* Stated exercise: Can you output the material exactly as written, minus any pictures it holds?

* Dataset section:
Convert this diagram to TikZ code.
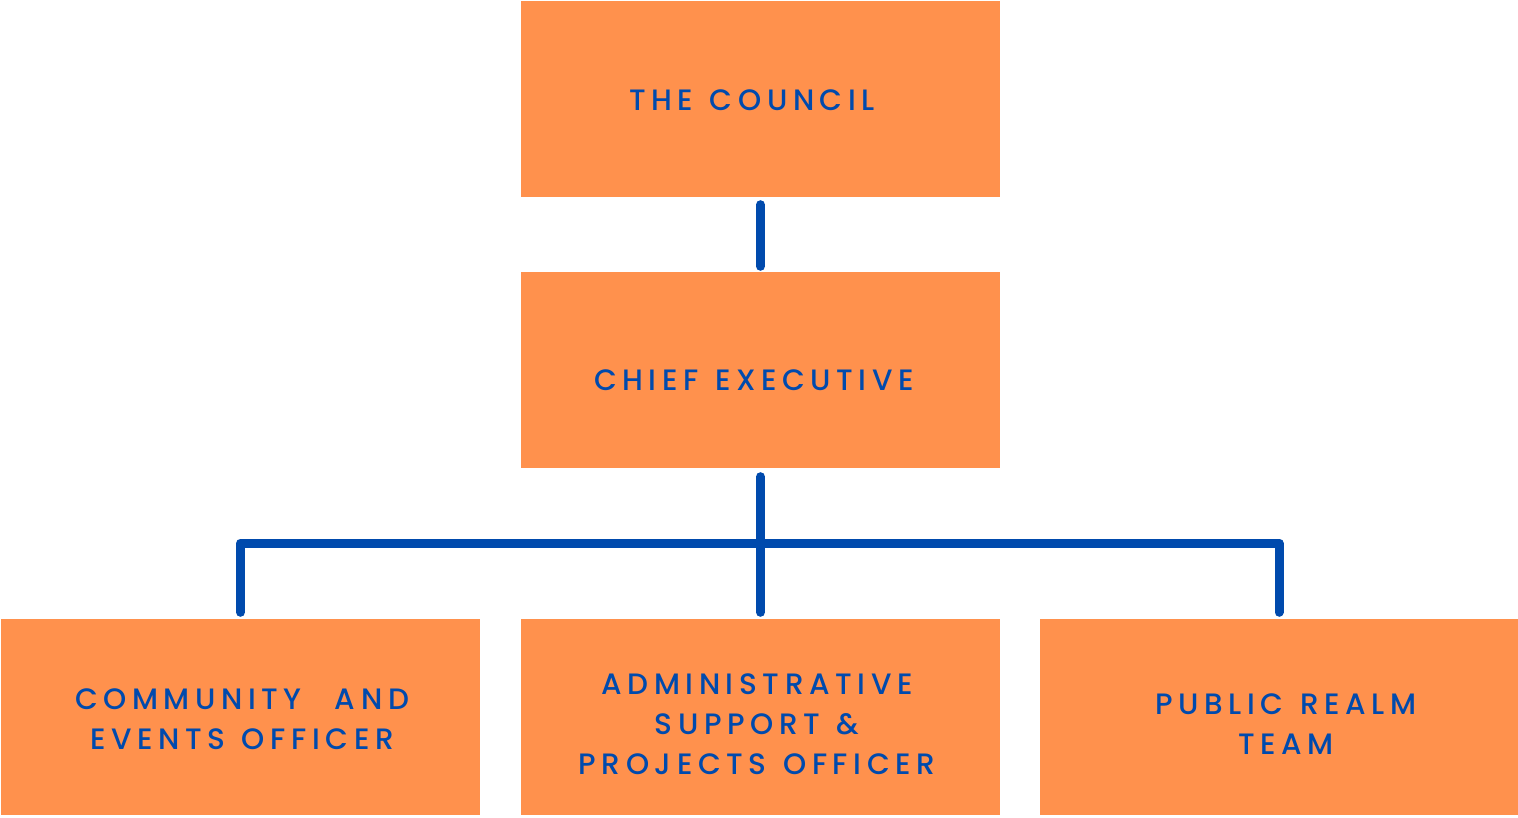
\documentclass[tikz,border=0pt]{standalone}
\usepackage{fontspec}
\setmainfont{Poppins}[UprightFont=* Medium, LetterSpace=19, WordSpace=1.25]
\definecolor{boxorange}{HTML}{FF914D}
\definecolor{linkblue}{HTML}{004AAD}
\begin{document}
\begin{tikzpicture}[x=1pt,y=-1pt,
  orgbox/.style={fill=boxorange, draw=none, minimum width=479pt, minimum height=196pt, inner sep=0pt},
  orglabel/.style={text=linkblue, font=\fontsize{29.5}{40}\selectfont, align=center, inner sep=0pt},
  link/.style={draw=linkblue, line width=9pt, line cap=round, line join=round}]
  \useasboundingbox (0,0) rectangle (1518,817);
  % boxes
  \node[orgbox] (council) at (760.5,99) {};
  \node[orgbox] (chief) at (760.5,370) {};
  \node[orgbox] (community) at (240.5,717) {};
  \node[orgbox] (admin) at (760.5,717) {};
  \node[orgbox] (public) at (1279,717) {};
  % labels
  \node[orglabel] (tcouncil) at (752,100) {THE COUNCIL};
  \node[orglabel] (tchief) at (754,380) {CHIEF EXECUTIVE};
  \node[orglabel] (tcommunity) at (242,719) {COMMUNITY\ \ AND\\EVENTS OFFICER};
  \node[orglabel] (tadmin) at (757,724) {ADMINISTRATIVE\\SUPPORT \&\\PROJECTS OFFICER};
  \node[orglabel] (tpublic) at (1286,724) {PUBLIC REALM\\TEAM};
  % connectors
  \coordinate (bus) at (760.5,543);
  \draw[link, shorten <=7.5pt, shorten >=5.5pt] (council.south) -- (chief.north);
  \draw[link, shorten <=8.5pt, shorten >=6.5pt] (chief.south) -- (admin.north);
  \draw[link, shorten <=6.5pt, shorten >=6.5pt] (community.north) |- (bus) -| (public.north);
\end{tikzpicture}
\end{document}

* Correct result:
Convert this diagram to TikZ code.
\documentclass[tikz,border=0pt]{standalone}
\usepackage{fontspec}
\setmainfont{Poppins}[UprightFont=* Medium, LetterSpace=19, WordSpace=1.25]
\definecolor{boxorange}{HTML}{FF914D}
\definecolor{linkblue}{HTML}{004AAD}
\begin{document}
\begin{tikzpicture}[x=1pt,y=-1pt,
  orgbox/.style={fill=boxorange, draw=none, minimum width=479pt, minimum height=196pt, inner sep=0pt},
  orglabel/.style={text=linkblue, font=\fontsize{29.5}{40}\selectfont, align=center, inner sep=0pt},
  link/.style={draw=linkblue, line width=9pt, line cap=round, line join=round}]
  \useasboundingbox (0,0) rectangle (1518,817);
  % boxes
  \node[orgbox] (council) at (760.5,99) {};
  \node[orgbox] (chief) at (760.5,370) {};
  \node[orgbox] (community) at (240.5,717) {};
  \node[orgbox] (admin) at (760.5,717) {};
  \node[orgbox] (public) at (1279,717) {};
  % labels
  \node[orglabel] (tcouncil) at (752,100) {THE COUNCIL};
  \node[orglabel] (tchief) at (754,380) {CHIEF EXECUTIVE};
  \node[orglabel] (tcommunity) at (242,719) {COMMUNITY\ \ AND\\EVENTS OFFICER};
  \node[orglabel] (tadmin) at (757,724) {ADMINISTRATIVE\\SUPPORT \&\\PROJECTS OFFICER};
  \node[orglabel] (tpublic) at (1286,724) {PUBLIC REALM\\TEAM};
  % connectors
  \coordinate (bus) at (760.5,543);
  \draw[link, shorten <=7.5pt, shorten >=5.5pt] (council.south) -- (chief.north);
  \draw[link, shorten <=8.5pt, shorten >=6.5pt] (chief.south) -- (admin.north);
  \draw[link, shorten <=6.5pt, shorten >=6.5pt] (community.north) |- (bus) -| (public.north);
\end{tikzpicture}
\end{document}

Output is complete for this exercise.